On January 3, 2025, a research team led by Professor Hanjun Ryu announced significant advancements in the development of piezoelectric and triboelectric tactile sensors. These sensors are crucial for converting mechanical input into electrical signals, with piezoelectric sensors generating voltage from mechanical stress and triboelectric sensors relying on contact-induced charge transfer.
The team introduced innovative fabrication strategies aimed at overcoming challenges related to flexibility and environmental resilience. The study detailed techniques to enhance sensitivity and self-powering features while addressing issues such as brittleness in piezoelectric materials.
For piezoelectric sensors, methods explored included material doping, crystallinity adjustments, and polymer composite integration. The research highlighted advances in lead-free ceramics and 3D printing as key to creating adaptable sensors.
In the case of triboelectric sensors, surface modification techniques like plasma treatments and microstructuring were optimized to improve charge transfer efficiency. The incorporation of hybrid materials and nanostructures was noted as a way to enhance flexibility and durability.

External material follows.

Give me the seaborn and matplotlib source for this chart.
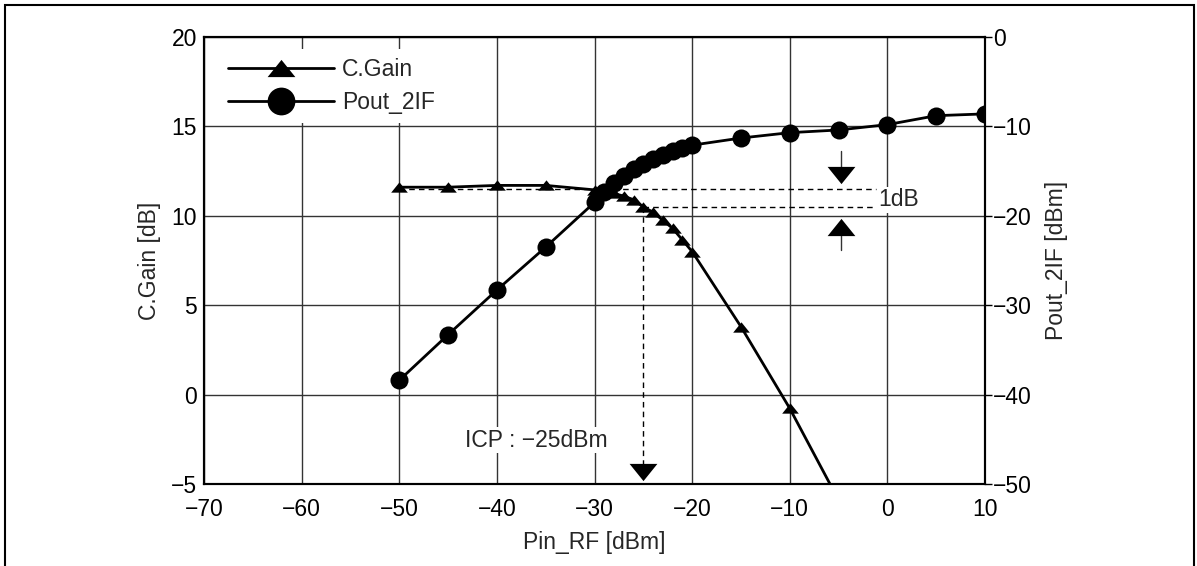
import matplotlib
matplotlib.use("Agg")
import matplotlib.pyplot as plt
import seaborn as sns
import pandas as pd
import numpy as np
from matplotlib.lines import Line2D
from matplotlib.patches import Rectangle

# ---- data ----
pin_gain = [-50, -45, -40, -35, -30, -29, -28, -27, -26, -25, -24, -23, -22, -21, -20, -15, -10, -5]
cgain = [11.6, 11.6, 11.7, 11.7, 11.45, 11.35, 11.25, 11.1, 10.9, 10.5, 10.2, 9.75, 9.3, 8.65, 8.0, 3.8, -0.77, -5.9]

pin_pout = [-50, -45, -40, -35, -30, -29, -28, -27, -26, -25, -24, -23, -22, -21, -20, -15, -10, -5, 0, 5, 10]
pout = [-38.4, -33.3, -28.3, -23.5, -18.5, -17.3, -16.3, -15.5, -14.8, -14.2, -13.7, -13.2, -12.8, -12.4, -12.1,
        -11.3, -10.7, -10.4, -9.8, -8.8, -8.6]

x_ticks = [-70, -60, -50, -40, -30, -20, -10, 0, 10]
gain_ticks = [-5, 0, 5, 10, 15, 20]
pout_ticks = [-50, -40, -30, -20, -10, 0]

series_labels = ["C.Gain", "Pout_2IF"]
icp_x = -25
gain_ref = 11.5
gain_1db = 10.5
arrow_x = -4.7

FS = 16.5

sns.set_theme(style="white")
plt.rcParams["font.family"] = ["Liberation Sans", "DejaVu Sans"]
plt.rcParams["axes.unicode_minus"] = True

fig = plt.figure(figsize=(11.97, 5.66), dpi=100)
ax = fig.add_axes([204/1197, 1-484/566, (985-204)/1197, (484-37)/566])
ax2 = ax.twinx()

tri = [(0, 0.62), (-1, -0.62), (1, -0.62)]
tri_dn = [(0, -0.62), (-1, 0.62), (1, 0.62)]

df_g = pd.DataFrame({"pin": pin_gain, "gain": cgain})
df_p = pd.DataFrame({"pin": pin_pout, "pout": pout})

sns.lineplot(data=df_g, x="pin", y="gain", ax=ax, color="black", linewidth=2,
             marker=tri, markersize=12, markeredgewidth=0, markerfacecolor="black", zorder=3)
sns.lineplot(data=df_p, x="pin", y="pout", ax=ax2, color="black", linewidth=2,
             marker="o", markersize=13, markeredgewidth=0, markerfacecolor="black", zorder=3)

ax.set_xlim(-70, 10)
ax.set_ylim(-5, 20)
ax2.set_ylim(-50, 0)
ax.set_xticks(x_ticks)
ax.set_yticks(gain_ticks)
ax2.set_yticks(pout_ticks)

ax.grid(True, color="#333333", linewidth=1)
ax.set_axisbelow(True)
ax.tick_params(axis="x", length=0, labelsize=FS, pad=10, colors="black")
ax.tick_params(axis="y", length=0, labelsize=FS, pad=5, colors="black")
ax2.tick_params(axis="y", length=5, width=1, direction="out", labelsize=FS, pad=0.5, colors="black")

for a in (ax, ax2):
    for s in a.spines.values():
        s.set_color("black")
        s.set_linewidth(1.5)

ax.set_xlabel("Pin_RF [dBm]", fontsize=FS, labelpad=7)
ax.set_ylabel("C.Gain [dB]", fontsize=FS, labelpad=7)
ax2.set_ylabel("Pout_2IF [dBm]", fontsize=FS, labelpad=10)

# ---- 1dB compression annotations ----
dash = (0, (4, 3))
ax.plot([-50, -1.2], [gain_ref, gain_ref], color="black", lw=1, linestyle=dash, zorder=2)
ax.plot([icp_x, -1.2], [gain_1db, gain_1db], color="black", lw=1, linestyle=dash, zorder=2)
ax.plot([icp_x, icp_x], [gain_1db, -4.0], color="black", lw=1, linestyle=dash, zorder=2)
ax.plot([icp_x], [-4.35], marker=tri_dn, markersize=20, color="black", markeredgewidth=0, zorder=4)
ax.plot([arrow_x, arrow_x], [13.6, 12.6], color="#333333", lw=1, zorder=2)
ax.plot([arrow_x], [12.28], marker=tri_dn, markersize=20, color="black", markeredgewidth=0, zorder=4)
ax.plot([arrow_x, arrow_x], [9.2, 8.1], color="#333333", lw=1, zorder=2)
ax.plot([arrow_x], [9.39], marker=tri, markersize=20, color="black", markeredgewidth=0, zorder=4)
ax.text(-0.9, 10.9, "1dB", fontsize=FS, va="center", ha="left",
        bbox=dict(facecolor="white", edgecolor="none", pad=1), zorder=5)
ax.text(-43.3, -2.55, "ICP : \u221225dBm", fontsize=FS, va="center", ha="left",
        bbox=dict(facecolor="white", edgecolor="none", pad=1), zorder=5)

# ---- legend ----
handles = [
    Line2D([], [], color="black", lw=2, marker=tri, markersize=20, markeredgewidth=0),
    Line2D([], [], color="black", lw=2, marker="o", markersize=20, markeredgewidth=0),
]
leg = ax2.legend(handles, series_labels, loc="upper left", bbox_to_anchor=(0.0186, 0.974),
                 frameon=True, facecolor="white", edgecolor="none", framealpha=1,
                 handlelength=4.65, handletextpad=0.35, fontsize=FS, labelspacing=0.45,
                 borderaxespad=0, borderpad=0.4, fancybox=False)
leg.set_zorder(10)

# outer frame
fig.patches.append(Rectangle((5/1197, -0.05), (1194-5)/1197, 1.05 - 5/566, transform=fig.transFigure,
                             fill=False, edgecolor="black", linewidth=1.5))

fig.savefig("out.png", dpi=100)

The study also emphasized the integration of artificial intelligence (AI) with tactile sensors, which could significantly enhance data processing capabilities. This integration is expected to allow for the detection of multiple stimuli simultaneously, improving sensor functionality.
Professor Ryu stated that AI-driven analyses could replicate human sensory abilities more efficiently, marking a substantial step toward developing intelligent systems for healthcare monitoring and robotic applications.